There is no confusion there, you have to parse those statements (C++ and English) according to their grammatical structure. Source code is description of program in language understandable for humans. Programming language is a tool of human cooperation.

CWG529 removed need to understand intuitively by changing wording to explain order and content of template-ids.

Here you declared template of class A with template parameter T, which contains class B and a nested declaration of template class C with template parameter U, which contains a method show():

template<class T> struct A {
  struct B { };
  template<class U> struct C { 
      void show();
  };
};

Here you declared, that for explicitly specialized template class A (which required to have it declared first) with T = int that there is a template class C which contains method show()

template<>
template<typename U>
struct A<int>::C{  //#2
    void show();
};

This declaration doesn't contradict previous one, but because it's a specialization of class A, it may expand it! You can do this:

template<>
template<typename U>
struct A<int>::C{  //#4
    void hide();
};

Which means that for any A with T=int, there is a template class C that got member hide(). But other A's will have template class C with member show(). What previous statement did that it removed any doubts about content of C for this A's specialization.

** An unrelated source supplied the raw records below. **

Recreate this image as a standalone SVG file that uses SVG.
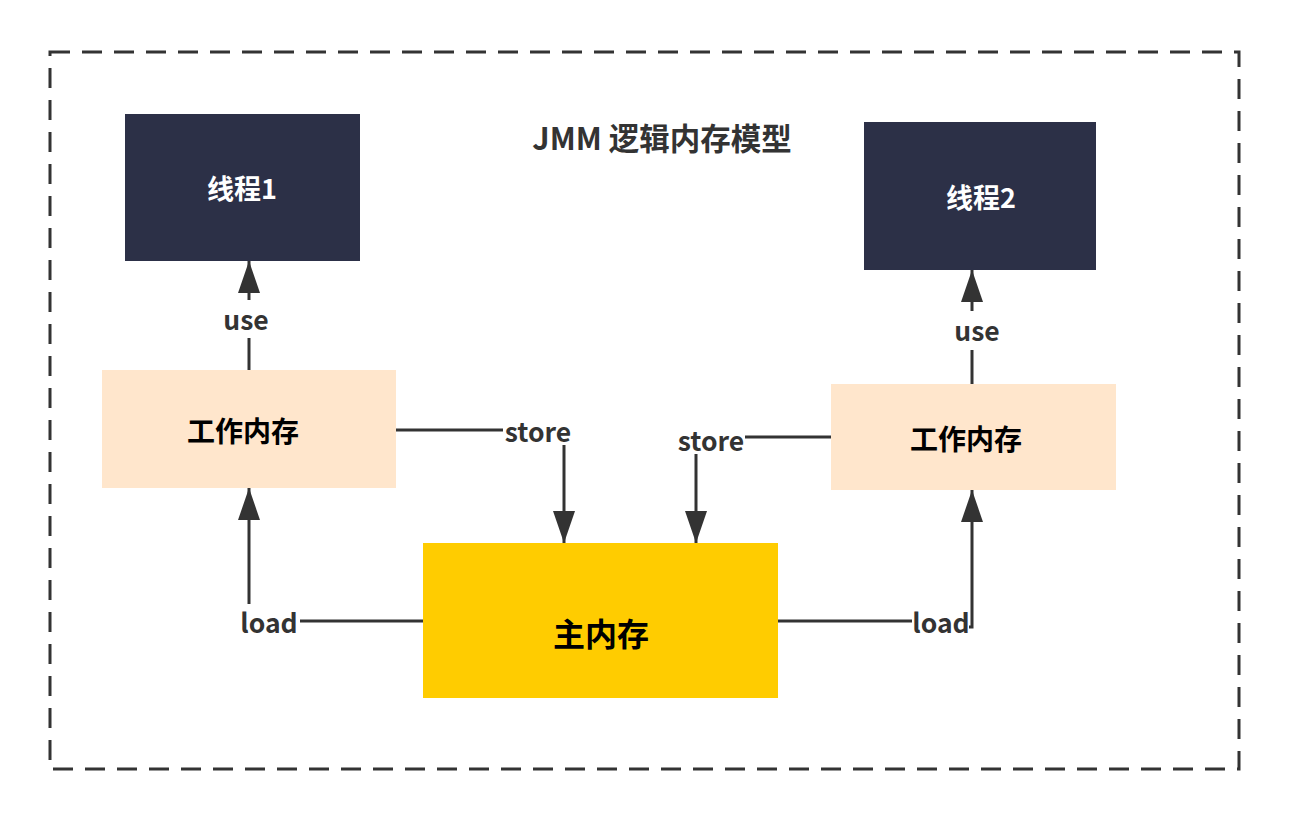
<svg xmlns="http://www.w3.org/2000/svg" width="1290" height="818" viewBox="0 0 1290 818">
<defs>
<style>
text{font-family:"Microsoft YaHei","Noto Sans CJK SC","Noto Sans",sans-serif;font-weight:bold;text-anchor:middle;dominant-baseline:central}
.lbl{font-size:26.5px;fill:#333333}
.edge{stroke:#333333;stroke-width:3;fill:none}
</style>
<marker id="ah" viewBox="0 0 32 22" refX="32" refY="11" markerWidth="32" markerHeight="22" markerUnits="userSpaceOnUse" orient="auto">
<path d="M0,0 L32,11 L0,22 Z" fill="#333333"/>
</marker>
</defs>
<rect width="1290" height="818" fill="#ffffff"/>
<rect x="50" y="52" width="1189" height="717" fill="none" stroke="#333333" stroke-width="3" stroke-dasharray="20 12"/>
<text x="662" y="137" style="font-size:30.5px;fill:#333333">JMM 逻辑内存模型</text>
<g id="thread1"><rect x="125" y="114" width="235" height="147" fill="#2c3047"/><text x="242" y="187" style="font-size:27px;fill:#ffffff">线程1</text></g>
<g id="thread2"><rect x="864" y="122" width="232" height="148" fill="#2c3047"/><text x="981" y="196" style="font-size:27px;fill:#ffffff">线程2</text></g>
<g id="work1"><rect x="102" y="370" width="294" height="118" fill="#ffe6cc"/><text x="243" y="430" style="font-size:28px;fill:#000000">工作内存</text></g>
<g id="work2"><rect x="831" y="384" width="285" height="106" fill="#ffe6cc"/><text x="966" y="438" style="font-size:28px;fill:#000000">工作内存</text></g>
<g id="main"><rect x="423" y="543" width="355" height="155" fill="#ffcc00"/><text x="601" y="632" style="font-size:32px;fill:#000000">主内存</text></g>
<g id="connectors">
<path class="edge" d="M249,370 L249,338" />
<path class="edge" d="M249,300 L249,261" marker-end="url(#ah)"/>
<text class="lbl" x="246" y="318">use</text>
<path class="edge" d="M972,384 L972,350"/>
<path class="edge" d="M972,311 L972,270" marker-end="url(#ah)"/>
<text class="lbl" x="977" y="329">use</text>
<path class="edge" d="M396,430 L503,430"/>
<text class="lbl" x="538" y="430">store</text>
<path class="edge" d="M564,445 L564,543" marker-end="url(#ah)"/>
<path class="edge" d="M831,437 L745,437"/>
<text class="lbl" x="711" y="439">store</text>
<path class="edge" d="M696,454 L696,543" marker-end="url(#ah)"/>
<path class="edge" d="M423,621 L300,621"/>
<text class="lbl" x="269" y="621">load</text>
<path class="edge" d="M249,604 L249,488" marker-end="url(#ah)"/>
<path class="edge" d="M778,621 L912,621"/>
<text class="lbl" x="941" y="621">load</text>
<path class="edge" d="M969,627 L972,627 L972,490" marker-end="url(#ah)"/>
</g>
</svg>
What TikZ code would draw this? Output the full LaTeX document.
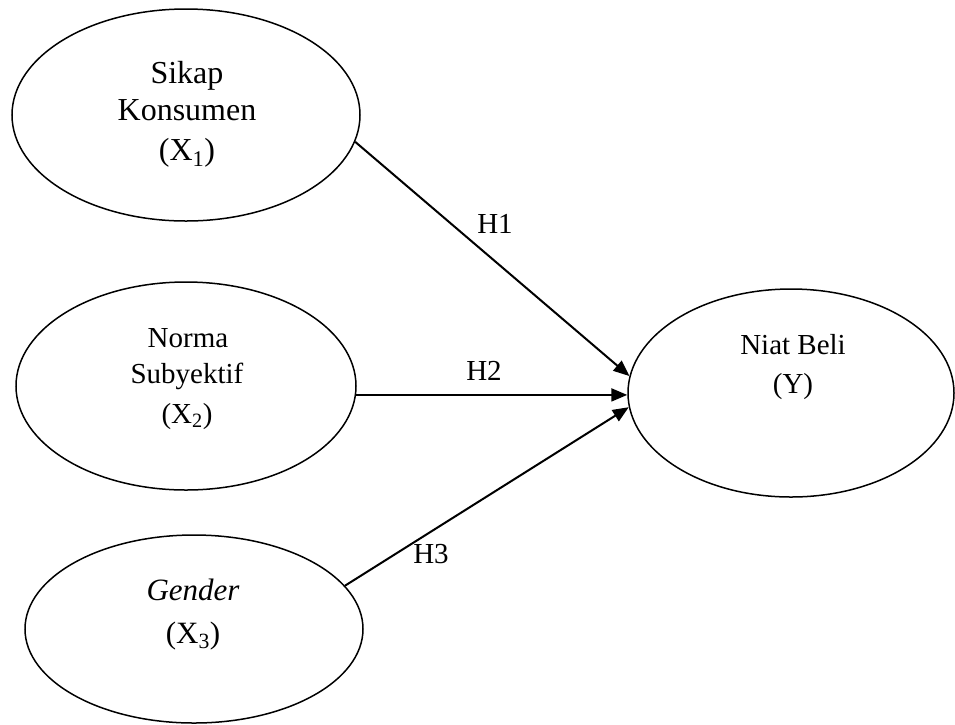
\documentclass[tikz,border=0pt]{standalone}
\usepackage{fontspec}
\setmainfont{Liberation Serif}
\usetikzlibrary{shapes.geometric,arrows.meta}
\begin{document}
\begin{tikzpicture}[x=1pt,y=-1pt,
  var/.style={draw, ellipse, line width=1.5pt, inner sep=0pt},
  txt/.style={anchor=base, inner sep=0pt},
  conn/.style={line width=2pt, -{Triangle[length=16pt,width=13pt]}},
  big/.style={font=\fontsize{32}{38}\selectfont},
  mid/.style={font=\fontsize{29}{35}\selectfont},
  gen/.style={font=\fontsize{31}{37}\selectfont}]
\useasboundingbox (0,0) rectangle (955,724);
% ellipses
\node[var, minimum width=348pt, minimum height=212pt] (e1) at (186,115) {};
\node[var, minimum width=340pt, minimum height=208pt] (e2) at (186,386) {};
\node[var, minimum width=338pt, minimum height=188pt] (e3) at (194,629) {};
\node[var, minimum width=326pt, minimum height=208pt] (e4) at (791,393) {};
% texts
\node[txt, big] (t1a) at (187,83) {Sikap};
\node[txt, big] (t1b) at (187,120) {Konsumen};
\node[txt, big] (t1c) at (187,160) {(X\textsubscript{1})};
\node[txt, mid] (t2a) at (188,347) {Norma};
\node[txt, mid] (t2b) at (187,383) {Subyektif};
\node[txt, mid] (t2c) at (187,423) {(X\textsubscript{2})};
\node[txt, gen] (t3a) at (193,600) {\itshape Gender};
\node[txt, gen] (t3b) at (193,643) {(X\textsubscript{3})};
\node[txt, mid] (t4a) at (793,354) {Niat Beli};
\node[txt, mid] (t4b) at (793,393) {(Y)};
% connectors
\draw[conn] (e1.-9.3) -- (e4.174);
\draw[conn] (e2.-3) -- (e2.-3 -| e4.west);
\draw[conn] (e3.16) -- (e4.185);
% connector labels
\node[txt, mid] (h1) at (495,233) {H1};
\node[txt, mid] (h2) at (484,380) {H2};
\node[txt, mid] (h3) at (431,563) {H3};
\end{tikzpicture}
\end{document}
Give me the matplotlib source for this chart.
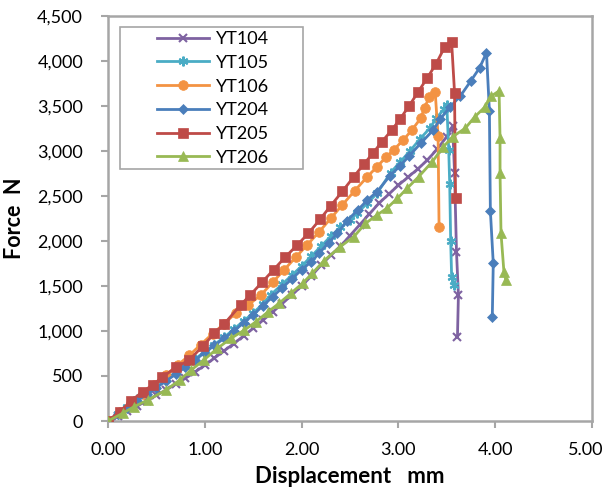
import matplotlib
matplotlib.use("Agg")
import matplotlib.pyplot as plt
from matplotlib.patches import Rectangle
from matplotlib.ticker import FuncFormatter, MultipleLocator
from matplotlib.transforms import ScaledTranslation

plt.rcParams['font.family'] = ['Lato', 'DejaVu Sans']

labels = ["YT104", "YT105", "YT106", "YT204", "YT205", "YT206"]

yt104_x = [0.00, 0.10, 0.20, 0.30, 0.40, 0.50, 0.60, 0.70, 0.80, 0.90, 1.00, 1.10, 1.20, 1.30,
           1.40, 1.50, 1.60, 1.70, 1.80, 1.90, 2.00, 2.10, 2.20, 2.30, 2.40, 2.50, 2.60, 2.70,
           2.80, 2.90, 3.00, 3.10, 3.20, 3.30, 3.40, 3.50, 3.56, 3.58, 3.60, 3.62, 3.61]
yt104_y = [0, 55, 110, 165, 225, 285, 345, 410, 475, 545, 620, 700, 780, 860,
           945, 1030, 1120, 1210, 1305, 1400, 1500, 1610, 1730, 1840, 1940, 2060, 2180, 2300,
           2420, 2520, 2620, 2710, 2800, 2900, 3020, 3160, 3278, 2759, 1881, 1400, 930]

yt105_x = [0.00, 0.10, 0.20, 0.30, 0.40, 0.50, 0.60, 0.70, 0.80, 0.90, 1.00, 1.10, 1.20, 1.30,
           1.40, 1.50, 1.60, 1.68, 1.80, 1.90, 2.00, 2.10, 2.20, 2.30, 2.40, 2.50, 2.57, 2.68,
           2.78, 2.92, 3.02, 3.12, 3.22, 3.33, 3.39, 3.47, 3.50, 3.52, 3.53, 3.54, 3.55, 3.57]
yt105_y = [0, 80, 160, 240, 315, 390, 465, 540, 615, 690, 770, 850, 930, 1020,
           1110, 1200, 1300, 1400, 1520, 1620, 1720, 1830, 1940, 2050, 2150, 2230, 2307, 2420,
           2530, 2760, 2880, 3000, 3130, 3260, 3363, 3463, 3511, 3011, 2633, 2004, 1604, 1511]

yt106_x = [0.00, 0.12, 0.24, 0.36, 0.48, 0.60, 0.72, 0.84, 0.96, 1.08, 1.20, 1.32, 1.45, 1.58,
           1.70, 1.82, 1.94, 2.06, 2.18, 2.30, 2.42, 2.55, 2.68, 2.78, 2.87, 2.95, 3.05, 3.14,
           3.23, 3.27, 3.32, 3.38, 3.41, 3.42]
yt106_y = [0, 95, 200, 300, 400, 510, 620, 730, 850, 970, 1080, 1200, 1290, 1400,
           1540, 1680, 1820, 1960, 2100, 2250, 2400, 2560, 2715, 2826, 2930, 3011, 3122, 3233,
           3363, 3480, 3604, 3659, 3167, 2152]

yt204_x = [0.00, 0.10, 0.20, 0.30, 0.40, 0.50, 0.60, 0.70, 0.80, 0.90, 1.00, 1.10, 1.20, 1.30,
           1.40, 1.50, 1.60, 1.70, 1.80, 1.90, 2.00, 2.10, 2.18, 2.28, 2.37, 2.47, 2.58, 2.68,
           2.78, 2.91, 3.02, 3.11, 3.23, 3.36, 3.43, 3.53, 3.64, 3.75, 3.84, 3.91, 3.94, 3.95,
           3.98, 3.97]
yt204_y = [0, 75, 150, 225, 295, 370, 445, 520, 600, 680, 760, 840, 920, 1000,
           1090, 1180, 1280, 1380, 1480, 1580, 1680, 1770, 1863, 1981, 2085, 2226, 2344, 2455,
           2548, 2722, 2837, 2944, 3085, 3233, 3352, 3485, 3611, 3781, 3926, 4093, 3448, 2337,
           1752, 1159]

yt205_x = [0.00, 0.12, 0.24, 0.36, 0.46, 0.56, 0.70, 0.84, 0.98, 1.10, 1.20, 1.37, 1.47, 1.59,
           1.71, 1.83, 1.95, 2.07, 2.19, 2.30, 2.42, 2.54, 2.64, 2.74, 2.83, 2.93, 3.02, 3.11,
           3.20, 3.30, 3.39, 3.48, 3.55, 3.58, 3.59]
yt205_y = [0, 104, 226, 326, 400, 485, 596, 678, 833, 974, 1078, 1289, 1400, 1540,
           1680, 1820, 1950, 2085, 2240, 2390, 2550, 2715, 2850, 2980, 3104, 3230, 3360, 3500,
           3650, 3815, 3970, 4159, 4207, 3648, 2474]

yt206_x = [0.00, 0.15, 0.27, 0.41, 0.60, 0.74, 0.86, 0.99, 1.13, 1.27, 1.41, 1.53, 1.65, 1.77,
           1.89, 2.01, 2.11, 2.23, 2.40, 2.54, 2.66, 2.78, 2.88, 2.99, 3.09, 3.21, 3.35, 3.46,
           3.56, 3.69, 3.79, 3.89, 3.96, 4.04, 4.05, 4.05, 4.06, 4.09, 4.11]
yt206_y = [0, 85, 159, 233, 344, 455, 567, 678, 807, 918, 1011, 1104, 1210, 1310,
           1420, 1530, 1640, 1780, 1937, 2048, 2196, 2289, 2363, 2474, 2585, 2715, 2881, 3041,
           3159, 3252, 3381, 3485, 3611, 3667, 3141, 2752, 2085, 1659, 1567]

xs = [yt104_x, yt105_x, yt106_x, yt204_x, yt205_x, yt206_x]
ys = [yt104_y, yt105_y, yt106_y, yt204_y, yt205_y, yt206_y]
colors = ["#7E62A1", "#4AACC5", "#F39343", "#4A7EBB", "#BE4B48", "#98B954"]
markers = ["x", (6, 2, 0), "o", "D", "s", "^"]
msizes = [6, 7, 7, 5.5, 7, 7.5]

fig = plt.figure(figsize=(6.08, 4.90), dpi=100)
ax = fig.add_axes([108/608, 1 - 421/490, (592-108)/608, (421-16)/490])

handles = []
for x, y, c, m, s, lab in zip(xs, ys, colors, markers, msizes, labels):
    h, = ax.plot(x, y, color=c, marker=m, markersize=s, linewidth=2.0,
                 markeredgewidth=1.5 if m in ("x", (6, 2, 0)) else 0.5,
                 markeredgecolor=c, markerfacecolor=c, label=lab, zorder=3)
    handles.append(h)

ax.set_xlim(0, 5)
ax.set_ylim(0, 4500)
ax.xaxis.set_major_locator(MultipleLocator(1))
ax.yaxis.set_major_locator(MultipleLocator(500))
ax.xaxis.set_major_formatter(FuncFormatter(lambda v, p: f"{v:.2f}"))
ax.yaxis.set_major_formatter(FuncFormatter(lambda v, p: f"{int(v):,}"))

for sp in ax.spines.values():
    sp.set_color("#A6A6A6")
    sp.set_linewidth(1.8)
ax.tick_params(axis='both', direction='out', length=5, width=1.5, color="#A6A6A6",
               labelsize=13, labelcolor="black")
ax.tick_params(axis='y', pad=13)
ax.tick_params(axis='x', pad=10)

ax.set_xlabel("Displacement   mm", fontsize=16, fontweight='bold', labelpad=6)
ax.set_ylabel("Force  N", fontsize=15.5, fontweight='bold', labelpad=9)

# keep the last x tick label inside the figure edge
fig.canvas.draw()
for t in ax.xaxis.get_major_ticks():
    if abs(t.get_loc() - 5.0) < 1e-9:
        t.label1.set_transform(t.label1.get_transform() +
                               ScaledTranslation(-6/100, 0, fig.dpi_scale_trans))

# legend box
ax.add_patch(Rectangle((12/484, (421-169)/405), (303-120)/484, (169-27)/405,
                       transform=ax.transAxes, facecolor="white", edgecolor="#A6A6A6",
                       linewidth=1.2, zorder=4))
leg = ax.legend(handles=handles, loc='upper left',
                bbox_to_anchor=((157-108)/484, (421-31)/405),
                frameon=False, fontsize=13, handlelength=2.9, handletextpad=0.35,
                labelspacing=0.43, borderpad=0, borderaxespad=0)
leg.set_zorder(5)

fig.savefig("out.png", dpi=100)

Now this only defines member function show() for all C's contained in A<int>:

template<>
template<typename U>
void A<int>::C<U>::show(){  //#3

}

You don't have an explicit specialization of C here, which is an enclosing class for show(). the memeber id show() is preceded by an unspecialized template-id template<typename U> ... C<U>. There is only a definition of member function but it requires a visible declaration of that template C - the #2 part. The visibility may be attained by various means and "the scope" mentioned is generalized description of it.

Omitting part #2 would be a semantic equivalent of writing:

class C;

void C::show() { // ill-formed - C is an incomplete type.
}

We would know that all of A's contain some class C, but we don't have a complete definition for that particular C in specialized A<int> (and it may be different).

This statement actually states that specialization C<int>nested in specialization A<int> contains show()

template<>
template<>
void A<int>::C<int>::show(){  //#1

}

Any possibility of contradiction, ambiguity or uncertainty (aside from undefined behavior) are leading to ill-formed code and rules are meant to form the framework of limitations against which the code should be checked. With absence of #2, the #3 at some point could be followed by #4, then the #3 statement would become illegal and thus it is deemed as such. #2 and #4 at same time would be two definitions of same thing which also leads either to ill-formed code if they are present in same unit, or they would lead to undefined behavior if they are present in separate units within program.